======== Given data

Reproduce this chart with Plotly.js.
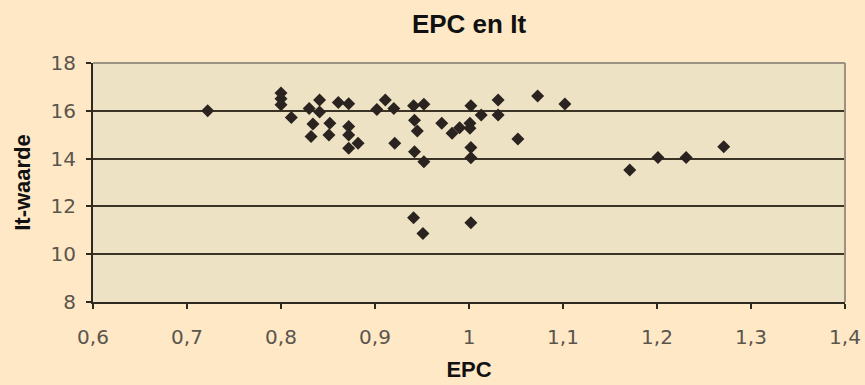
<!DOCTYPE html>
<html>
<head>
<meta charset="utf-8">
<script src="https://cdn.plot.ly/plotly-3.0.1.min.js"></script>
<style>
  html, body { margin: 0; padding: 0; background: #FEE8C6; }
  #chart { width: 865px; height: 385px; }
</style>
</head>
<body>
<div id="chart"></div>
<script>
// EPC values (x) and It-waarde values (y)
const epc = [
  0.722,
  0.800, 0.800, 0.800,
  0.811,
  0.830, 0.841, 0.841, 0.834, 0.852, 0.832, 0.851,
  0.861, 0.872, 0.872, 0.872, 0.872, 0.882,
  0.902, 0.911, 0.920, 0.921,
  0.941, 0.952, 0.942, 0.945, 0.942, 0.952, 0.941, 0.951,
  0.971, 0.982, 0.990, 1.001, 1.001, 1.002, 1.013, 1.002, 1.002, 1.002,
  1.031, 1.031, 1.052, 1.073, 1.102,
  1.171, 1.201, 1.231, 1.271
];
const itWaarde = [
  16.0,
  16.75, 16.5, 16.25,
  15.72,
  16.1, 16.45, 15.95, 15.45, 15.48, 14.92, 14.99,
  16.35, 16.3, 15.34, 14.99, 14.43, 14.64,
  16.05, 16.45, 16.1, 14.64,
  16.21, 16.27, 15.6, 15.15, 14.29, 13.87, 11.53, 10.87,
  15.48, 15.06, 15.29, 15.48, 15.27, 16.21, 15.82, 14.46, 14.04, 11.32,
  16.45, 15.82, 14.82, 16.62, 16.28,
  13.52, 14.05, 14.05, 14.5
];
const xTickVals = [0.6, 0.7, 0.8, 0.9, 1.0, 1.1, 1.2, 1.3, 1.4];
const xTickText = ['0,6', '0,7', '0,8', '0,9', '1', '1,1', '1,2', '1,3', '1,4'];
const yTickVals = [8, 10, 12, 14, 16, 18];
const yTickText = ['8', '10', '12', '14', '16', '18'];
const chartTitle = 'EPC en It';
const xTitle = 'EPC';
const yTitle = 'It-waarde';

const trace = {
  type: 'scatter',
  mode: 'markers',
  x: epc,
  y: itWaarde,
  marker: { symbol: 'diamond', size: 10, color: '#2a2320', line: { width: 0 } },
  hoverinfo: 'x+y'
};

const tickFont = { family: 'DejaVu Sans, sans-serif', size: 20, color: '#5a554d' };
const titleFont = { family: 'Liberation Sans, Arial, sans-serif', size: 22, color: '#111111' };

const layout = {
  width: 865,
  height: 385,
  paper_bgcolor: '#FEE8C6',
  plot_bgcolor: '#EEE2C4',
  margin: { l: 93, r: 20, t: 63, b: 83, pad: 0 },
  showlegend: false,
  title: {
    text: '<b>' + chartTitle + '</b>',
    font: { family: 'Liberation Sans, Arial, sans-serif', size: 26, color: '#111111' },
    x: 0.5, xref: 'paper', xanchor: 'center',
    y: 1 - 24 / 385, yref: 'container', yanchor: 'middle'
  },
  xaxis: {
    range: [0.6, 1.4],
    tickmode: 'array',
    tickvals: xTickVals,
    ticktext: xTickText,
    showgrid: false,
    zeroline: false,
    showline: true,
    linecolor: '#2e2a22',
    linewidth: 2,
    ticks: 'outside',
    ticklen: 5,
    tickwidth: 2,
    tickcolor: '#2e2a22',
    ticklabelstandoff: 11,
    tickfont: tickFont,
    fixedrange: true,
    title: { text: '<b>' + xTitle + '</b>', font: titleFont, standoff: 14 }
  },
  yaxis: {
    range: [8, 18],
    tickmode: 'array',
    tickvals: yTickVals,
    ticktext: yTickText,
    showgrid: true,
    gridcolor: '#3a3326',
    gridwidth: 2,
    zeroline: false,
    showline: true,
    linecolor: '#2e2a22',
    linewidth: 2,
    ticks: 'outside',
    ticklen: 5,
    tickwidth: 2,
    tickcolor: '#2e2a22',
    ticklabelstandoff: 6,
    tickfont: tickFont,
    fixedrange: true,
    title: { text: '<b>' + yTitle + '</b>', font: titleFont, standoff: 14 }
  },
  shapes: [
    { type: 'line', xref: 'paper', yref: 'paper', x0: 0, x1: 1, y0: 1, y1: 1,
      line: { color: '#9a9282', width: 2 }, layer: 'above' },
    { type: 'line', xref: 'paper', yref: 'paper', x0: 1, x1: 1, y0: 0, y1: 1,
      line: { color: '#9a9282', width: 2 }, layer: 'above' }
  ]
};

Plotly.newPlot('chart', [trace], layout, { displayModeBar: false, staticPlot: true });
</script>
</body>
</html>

================

### Instruction
Write out the material above once more, exactly as it reads, with no pictures.

### Written solution
Reproduce this chart with Plotly.js.
<!DOCTYPE html>
<html>
<head>
<meta charset="utf-8">
<script src="https://cdn.plot.ly/plotly-3.0.1.min.js"></script>
<style>
  html, body { margin: 0; padding: 0; background: #FEE8C6; }
  #chart { width: 865px; height: 385px; }
</style>
</head>
<body>
<div id="chart"></div>
<script>
// EPC values (x) and It-waarde values (y)
const epc = [
  0.722,
  0.800, 0.800, 0.800,
  0.811,
  0.830, 0.841, 0.841, 0.834, 0.852, 0.832, 0.851,
  0.861, 0.872, 0.872, 0.872, 0.872, 0.882,
  0.902, 0.911, 0.920, 0.921,
  0.941, 0.952, 0.942, 0.945, 0.942, 0.952, 0.941, 0.951,
  0.971, 0.982, 0.990, 1.001, 1.001, 1.002, 1.013, 1.002, 1.002, 1.002,
  1.031, 1.031, 1.052, 1.073, 1.102,
  1.171, 1.201, 1.231, 1.271
];
const itWaarde = [
  16.0,
  16.75, 16.5, 16.25,
  15.72,
  16.1, 16.45, 15.95, 15.45, 15.48, 14.92, 14.99,
  16.35, 16.3, 15.34, 14.99, 14.43, 14.64,
  16.05, 16.45, 16.1, 14.64,
  16.21, 16.27, 15.6, 15.15, 14.29, 13.87, 11.53, 10.87,
  15.48, 15.06, 15.29, 15.48, 15.27, 16.21, 15.82, 14.46, 14.04, 11.32,
  16.45, 15.82, 14.82, 16.62, 16.28,
  13.52, 14.05, 14.05, 14.5
];
const xTickVals = [0.6, 0.7, 0.8, 0.9, 1.0, 1.1, 1.2, 1.3, 1.4];
const xTickText = ['0,6', '0,7', '0,8', '0,9', '1', '1,1', '1,2', '1,3', '1,4'];
const yTickVals = [8, 10, 12, 14, 16, 18];
const yTickText = ['8', '10', '12', '14', '16', '18'];
const chartTitle = 'EPC en It';
const xTitle = 'EPC';
const yTitle = 'It-waarde';

const trace = {
  type: 'scatter',
  mode: 'markers',
  x: epc,
  y: itWaarde,
  marker: { symbol: 'diamond', size: 10, color: '#2a2320', line: { width: 0 } },
  hoverinfo: 'x+y'
};

const tickFont = { family: 'DejaVu Sans, sans-serif', size: 20, color: '#5a554d' };
const titleFont = { family: 'Liberation Sans, Arial, sans-serif', size: 22, color: '#111111' };

const layout = {
  width: 865,
  height: 385,
  paper_bgcolor: '#FEE8C6',
  plot_bgcolor: '#EEE2C4',
  margin: { l: 93, r: 20, t: 63, b: 83, pad: 0 },
  showlegend: false,
  title: {
    text: '<b>' + chartTitle + '</b>',
    font: { family: 'Liberation Sans, Arial, sans-serif', size: 26, color: '#111111' },
    x: 0.5, xref: 'paper', xanchor: 'center',
    y: 1 - 24 / 385, yref: 'container', yanchor: 'middle'
  },
  xaxis: {
    range: [0.6, 1.4],
    tickmode: 'array',
    tickvals: xTickVals,
    ticktext: xTickText,
    showgrid: false,
    zeroline: false,
    showline: true,
    linecolor: '#2e2a22',
    linewidth: 2,
    ticks: 'outside',
    ticklen: 5,
    tickwidth: 2,
    tickcolor: '#2e2a22',
    ticklabelstandoff: 11,
    tickfont: tickFont,
    fixedrange: true,
    title: { text: '<b>' + xTitle + '</b>', font: titleFont, standoff: 14 }
  },
  yaxis: {
    range: [8, 18],
    tickmode: 'array',
    tickvals: yTickVals,
    ticktext: yTickText,
    showgrid: true,
    gridcolor: '#3a3326',
    gridwidth: 2,
    zeroline: false,
    showline: true,
    linecolor: '#2e2a22',
    linewidth: 2,
    ticks: 'outside',
    ticklen: 5,
    tickwidth: 2,
    tickcolor: '#2e2a22',
    ticklabelstandoff: 6,
    tickfont: tickFont,
    fixedrange: true,
    title: { text: '<b>' + yTitle + '</b>', font: titleFont, standoff: 14 }
  },
  shapes: [
    { type: 'line', xref: 'paper', yref: 'paper', x0: 0, x1: 1, y0: 1, y1: 1,
      line: { color: '#9a9282', width: 2 }, layer: 'above' },
    { type: 'line', xref: 'paper', yref: 'paper', x0: 1, x1: 1, y0: 0, y1: 1,
      line: { color: '#9a9282', width: 2 }, layer: 'above' }
  ]
};

Plotly.newPlot('chart', [trace], layout, { displayModeBar: false, staticPlot: true });
</script>
</body>
</html>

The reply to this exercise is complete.